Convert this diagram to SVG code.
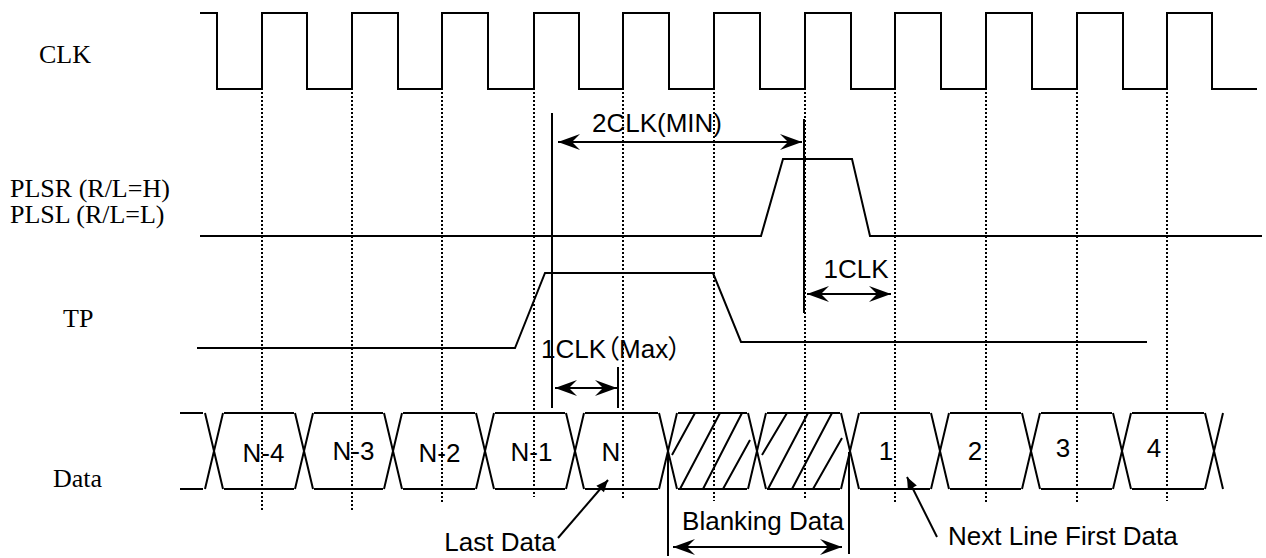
<svg xmlns="http://www.w3.org/2000/svg" width="1266" height="558" viewBox="0 0 1266 558">
<style>
.w{fill:none;stroke:#000;stroke-width:2;stroke-linejoin:miter}
.d{fill:none;stroke:#000;stroke-width:2;stroke-dasharray:2 2}
.s{fill:none;stroke:#000;stroke-width:2}
.lbl{font-family:"Liberation Serif","Times New Roman",serif;font-size:26px;fill:#000}
.t{font-family:"Liberation Sans",Arial,"Noto Sans CJK SC",sans-serif;font-size:26px;fill:#000}
.p{font-feature-settings:"palt" 1}
</style>
<defs>
<marker id="arr" markerUnits="userSpaceOnUse" markerWidth="24" markerHeight="18" viewBox="-23 -9 24 18" refX="0" refY="0" orient="auto-start-reverse">
<path d="M0,0 L-22,-8 L-14,0 L-22,8 Z" fill="#000"/>
</marker>
<marker id="sm" markerUnits="userSpaceOnUse" markerWidth="14" markerHeight="12" viewBox="-13 -6 14 12" refX="0" refY="0" orient="auto">
<path d="M0,0 L-12,-5 L-12,5 Z" fill="#000"/>
</marker>
</defs>
<rect width="1266" height="558" fill="#fff"/>

<g id="labels">
<text class="lbl" x="39" y="63">CLK</text>
<text class="lbl" x="10" y="197">PLSR (R/L=H)</text>
<text class="lbl" x="10" y="223">PLSL (R/L=L)</text>
<text class="lbl" x="63" y="327">TP</text>
<text class="lbl" x="53" y="487">Data</text>
</g>

<g id="grid">
<path class="d" d="M262,72V510 M352,72V512 M442,72V502 M534,72V497 M623,72V499 M714,72V501 M805,72V500 M895,72V502 M986,72V502 M1077,72V504 M1167,72V501"/>
</g>

<g id="clk">
<path class="w" d="M200,13H217V89H262V13H307V89H352V13H398V89H442V13H488V89H534V13H579V89H623V13H669V89H714V13H760V89H805V13H851V89H895V13H941V89H986V13H1032V89H1077V13H1123V89H1167V13H1212V89H1257"/>
</g>

<g id="plsr">
<path class="w" d="M200,236H761L783,159H852L870,236H1262"/>
</g>

<g id="tp">
<path class="w" d="M197,348H515L545,273H713L741,342H1147"/>
</g>

<g id="data">
<path class="w" d="M180,413H203M224,413H294M314,413H383M403,413H475M495,413H565M585,413H658M678,413H747M767,413H840M860,413H930M950,413H1021M1041,413H1112M1132,413H1204"/>
<path class="w" d="M180,489H203M224,489H294M314,489H383M403,489H475M495,489H565M585,489H658M678,489H747M767,489H840M860,489H930M950,489H1021M1041,489H1112M1132,489H1204"/>
<path class="w" d="M205,413L223,489M205,489L223,413 M295,413L313,489M295,489L313,413 M384,413L402,489M384,489L402,413 M476,413L494,489M476,489L494,413 M566,413L584,489M566,489L584,413 M659,413L677,489M659,489L677,413 M748,413L766,489M748,489L766,413 M841,413L859,489M841,489L859,413 M931,413L949,489M931,489L949,413 M1022,413L1040,489M1022,489L1040,413 M1113,413L1131,489M1113,489L1131,413 M1205,413L1223,489M1205,489L1223,413"/>
<path class="s" d="M672,455L695,413 M680,489L720,413 M703,489L742,413 M723,489L750,440 M762,455L787,413 M768,489L808,413 M792,489L832,413 M813,489L842,438"/>
<text class="t" x="263.5" y="462" text-anchor="middle">N-4</text>
<text class="t" x="353.5" y="460" text-anchor="middle">N-3</text>
<text class="t" x="439.5" y="462" text-anchor="middle">N-2</text>
<text class="t" x="531.5" y="461" text-anchor="middle">N-1</text>
<text class="t" x="611" y="461" text-anchor="middle">N</text>
<text class="t" x="886" y="460" text-anchor="middle">1</text>
<text class="t" x="975" y="460" text-anchor="middle">2</text>
<text class="t" x="1063" y="457" text-anchor="middle">3</text>
<text class="t" x="1154" y="457" text-anchor="middle">4</text>
</g>

<g id="connectors">
<path class="s" d="M552,113V408 M804,119V313 M618,367V408 M668,452V556 M849,452V554"/>
<line class="s" x1="558" y1="142" x2="802" y2="142" marker-start="url(#arr)" marker-end="url(#arr)"/>
<line class="s" x1="807" y1="294" x2="891" y2="294" marker-start="url(#arr)" marker-end="url(#arr)"/>
<line class="s" x1="555" y1="388" x2="617" y2="388" marker-start="url(#arr)" marker-end="url(#arr)"/>
<line class="s" x1="673" y1="547" x2="842" y2="547" marker-start="url(#arr)" marker-end="url(#arr)"/>
<line class="s" x1="558" y1="538" x2="608" y2="480" marker-end="url(#sm)"/>
<line class="s" x1="937" y1="537" x2="907" y2="477" marker-end="url(#sm)"/>
</g>

<g id="annotations">
<text class="t" x="657" y="132" text-anchor="middle">2CLK(MIN)</text>
<text class="t" x="856" y="278" text-anchor="middle">1CLK</text>
<text class="t p" x="541" y="358">1CLK（Max）</text>
<text class="t" x="763" y="530" text-anchor="middle">Blanking Data</text>
<text class="t" x="500" y="551" text-anchor="middle">Last Data</text>
<text class="t" x="948" y="545">Next Line First Data</text>
</g>
</svg>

**Your objective**: Give every line above again exactly, with no pictures.

**Result**:
Convert this diagram to SVG code.
<svg xmlns="http://www.w3.org/2000/svg" width="1266" height="558" viewBox="0 0 1266 558">
<style>
.w{fill:none;stroke:#000;stroke-width:2;stroke-linejoin:miter}
.d{fill:none;stroke:#000;stroke-width:2;stroke-dasharray:2 2}
.s{fill:none;stroke:#000;stroke-width:2}
.lbl{font-family:"Liberation Serif","Times New Roman",serif;font-size:26px;fill:#000}
.t{font-family:"Liberation Sans",Arial,"Noto Sans CJK SC",sans-serif;font-size:26px;fill:#000}
.p{font-feature-settings:"palt" 1}
</style>
<defs>
<marker id="arr" markerUnits="userSpaceOnUse" markerWidth="24" markerHeight="18" viewBox="-23 -9 24 18" refX="0" refY="0" orient="auto-start-reverse">
<path d="M0,0 L-22,-8 L-14,0 L-22,8 Z" fill="#000"/>
</marker>
<marker id="sm" markerUnits="userSpaceOnUse" markerWidth="14" markerHeight="12" viewBox="-13 -6 14 12" refX="0" refY="0" orient="auto">
<path d="M0,0 L-12,-5 L-12,5 Z" fill="#000"/>
</marker>
</defs>
<rect width="1266" height="558" fill="#fff"/>

<g id="labels">
<text class="lbl" x="39" y="63">CLK</text>
<text class="lbl" x="10" y="197">PLSR (R/L=H)</text>
<text class="lbl" x="10" y="223">PLSL (R/L=L)</text>
<text class="lbl" x="63" y="327">TP</text>
<text class="lbl" x="53" y="487">Data</text>
</g>

<g id="grid">
<path class="d" d="M262,72V510 M352,72V512 M442,72V502 M534,72V497 M623,72V499 M714,72V501 M805,72V500 M895,72V502 M986,72V502 M1077,72V504 M1167,72V501"/>
</g>

<g id="clk">
<path class="w" d="M200,13H217V89H262V13H307V89H352V13H398V89H442V13H488V89H534V13H579V89H623V13H669V89H714V13H760V89H805V13H851V89H895V13H941V89H986V13H1032V89H1077V13H1123V89H1167V13H1212V89H1257"/>
</g>

<g id="plsr">
<path class="w" d="M200,236H761L783,159H852L870,236H1262"/>
</g>

<g id="tp">
<path class="w" d="M197,348H515L545,273H713L741,342H1147"/>
</g>

<g id="data">
<path class="w" d="M180,413H203M224,413H294M314,413H383M403,413H475M495,413H565M585,413H658M678,413H747M767,413H840M860,413H930M950,413H1021M1041,413H1112M1132,413H1204"/>
<path class="w" d="M180,489H203M224,489H294M314,489H383M403,489H475M495,489H565M585,489H658M678,489H747M767,489H840M860,489H930M950,489H1021M1041,489H1112M1132,489H1204"/>
<path class="w" d="M205,413L223,489M205,489L223,413 M295,413L313,489M295,489L313,413 M384,413L402,489M384,489L402,413 M476,413L494,489M476,489L494,413 M566,413L584,489M566,489L584,413 M659,413L677,489M659,489L677,413 M748,413L766,489M748,489L766,413 M841,413L859,489M841,489L859,413 M931,413L949,489M931,489L949,413 M1022,413L1040,489M1022,489L1040,413 M1113,413L1131,489M1113,489L1131,413 M1205,413L1223,489M1205,489L1223,413"/>
<path class="s" d="M672,455L695,413 M680,489L720,413 M703,489L742,413 M723,489L750,440 M762,455L787,413 M768,489L808,413 M792,489L832,413 M813,489L842,438"/>
<text class="t" x="263.5" y="462" text-anchor="middle">N-4</text>
<text class="t" x="353.5" y="460" text-anchor="middle">N-3</text>
<text class="t" x="439.5" y="462" text-anchor="middle">N-2</text>
<text class="t" x="531.5" y="461" text-anchor="middle">N-1</text>
<text class="t" x="611" y="461" text-anchor="middle">N</text>
<text class="t" x="886" y="460" text-anchor="middle">1</text>
<text class="t" x="975" y="460" text-anchor="middle">2</text>
<text class="t" x="1063" y="457" text-anchor="middle">3</text>
<text class="t" x="1154" y="457" text-anchor="middle">4</text>
</g>

<g id="connectors">
<path class="s" d="M552,113V408 M804,119V313 M618,367V408 M668,452V556 M849,452V554"/>
<line class="s" x1="558" y1="142" x2="802" y2="142" marker-start="url(#arr)" marker-end="url(#arr)"/>
<line class="s" x1="807" y1="294" x2="891" y2="294" marker-start="url(#arr)" marker-end="url(#arr)"/>
<line class="s" x1="555" y1="388" x2="617" y2="388" marker-start="url(#arr)" marker-end="url(#arr)"/>
<line class="s" x1="673" y1="547" x2="842" y2="547" marker-start="url(#arr)" marker-end="url(#arr)"/>
<line class="s" x1="558" y1="538" x2="608" y2="480" marker-end="url(#sm)"/>
<line class="s" x1="937" y1="537" x2="907" y2="477" marker-end="url(#sm)"/>
</g>

<g id="annotations">
<text class="t" x="657" y="132" text-anchor="middle">2CLK(MIN)</text>
<text class="t" x="856" y="278" text-anchor="middle">1CLK</text>
<text class="t p" x="541" y="358">1CLK（Max）</text>
<text class="t" x="763" y="530" text-anchor="middle">Blanking Data</text>
<text class="t" x="500" y="551" text-anchor="middle">Last Data</text>
<text class="t" x="948" y="545">Next Line First Data</text>
</g>
</svg>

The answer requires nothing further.